BIRDS’ NESTS. to BISMILLAH

BIRDS’ NESTS. The famous edible nests, formed with mucus, by certain swiftlets, Collocalia nidifica, and C. linchi. Both have long been known on the eastern coasts of the B. of Bengal, in the Malay Islands [and, according to Mr. Skeat in the islands of the Inland Sea (Tale Sap) at Singora]. The former is also now known to visit Darjeeling, the Assam Hills, the Western Ghats, &c., and to breed on the islets off Malabar and the Concan.

BISCOBRA, s. H. biskhopra or biskhapra. The name popularly applied to a large lizard alleged, and commonly believed, to be mortally venomous. It is very doubtful whether there is any real lizard to which this name applies, and it may be taken as certain that there is none in India with the qualities attributed. It is probable that the name does carry to many the terrific character which the ingenious author of Tribes on My Frontier alleges. But the name has nothing to do with either bis in the sense of ‘twice,’ or cobra in that of ‘snake.’ The first element is no doubt bish, (q.v.) ‘poison,’ and the second is probably khopra, ‘a shell or skull.’ [See J. L. Kipling, Beast and Man in India (p. 317), who gives the scientific name as varanus dracaena, and says that the name biscobra is sometimes applied to the lizard generally known as the ghorpad, for which see GUANA.]

1883.—“But of all the things on earth that bite or sting, the palm belongs to the biscobra, a creature whose very name seems to indicate that it is twice as bad as the cobra. Though known by the terror of its name to natives and Europeans alike, it has never been described in the Proceedings of any learned Society, nor has it yet received a scientific name.…The awful deadliness of its bite admits of no question, being supported by countless authentic instances…The points on which evidence is required are—first, whether there is any such animal; second, whether, if it does exist, it is a snake with legs, or a lizard without them.”—Tribes on my Frontier, p. 205.

BISH, BIKH, &c., n. H. from Skt. visha, ‘poison.’ The word has several specific applications, as (a) to the poison of various species of aconite, particularly Aconitum ferox, otherwise more specifically called in Skt. vatsanabha, ‘calf’s navel,’ corrupted into bachnabh or bachnag, &c.

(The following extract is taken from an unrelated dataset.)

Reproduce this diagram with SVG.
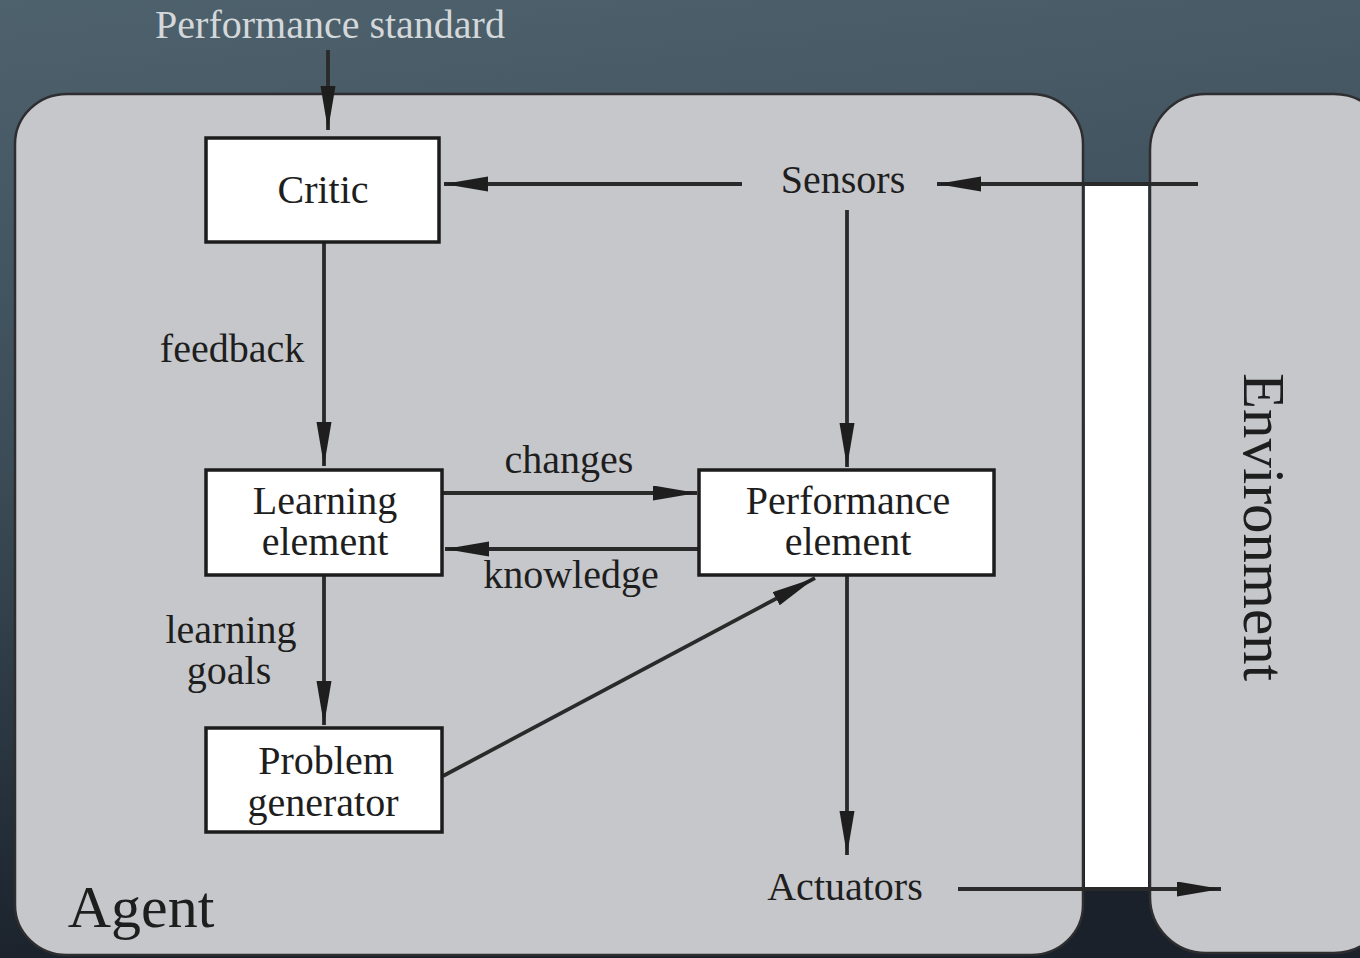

But it is also applied (b) in the Himalaya to the effect of the rarefied atmosphere at great heights on the body, an effect which there and over Central Asia is attributed to poisonous emanations from the soil, or from plants; a doctrine somewhat naïvely accepted by Hue in his famous narrative. The Central Asiatic (Turki) expression for this is Esh, ‘smell.’

a.—

1554.—“Entre les singularités que le consul de Florentins me monstra, me feist gouster vne racine que les Arabes nomment Bisch: laquelle me causa si grande chaleur en la bouche, qui me dura deux iours, qu’il me sembloit y auoir du feu.…Elle est bien petite comme vn petit naueau: les autres (auteurs ?) l’ont nommée Napellus…”—Pierre Belon, Observations, &c., f. 97.
b.—

1624.—Antonio Andrada in his journey across the Himalaya, speaking of the sufferings of travellers from the poisonous emanations.—See Ritter, Asien., iii. 444.

1661-2.—“Est autem Langur mons omnium altissimus, ita ut in summitate ejus viatores vix respirare ob aëris subtilitatim queant: neque is ob virulentas non-nullarum herbarum exhalationes aestivo tempore, sine manifesto vitae periculo transire possit.”—PP. Dorville and Grueber, in Kircher, China Illustrata, 65. It is curious to see these intelligent Jesuits recognise the true cause, but accept the fancy of their guides as an additional one!

(?) “La partie supérieure de cette montagne est remplie d’exhalaisons pestilentielles.”—Chinese Itinerary to Hlassa, in Klaproth, Magasin Asiatique, ii. 112.

1812.—“Here begins the Esh—this is a Turkish word signifying Smell…it implies something the odour of which induces indisposition; far from hence the breathing of horse and man, and especially of the former, becomes affected.”—Mir Izzet Ullah, in J. R. As. Soc. i. 283.

1815.—“Many of the coolies, and several of the Mewattee and Ghoorkha sepoys and chuprasees now lagged, and every one complained of the bis or poisoned wind. I now suspected that the supposed poison was nothing more than the effect of the rarefaction of the atmosphere from our great elevation.”—Fraser, Journal of a Tour, &c., 1820, p. 442.

1819.—“The difficulty of breathing which at an earlier date Andrada, and more recently Moorcroft had experienced in this region, was confirmed by Webb; the Butias themselves felt it, and call it bis ki huwa, i.e. poisonous air; even horses and yaks …suffer from it.”—Webb’s Narrative, quoted in Ritter, Asien., ii. 532, 649.

1845.—“Nous arrivâmes à neuf heures au pied du Bourhan-Bota.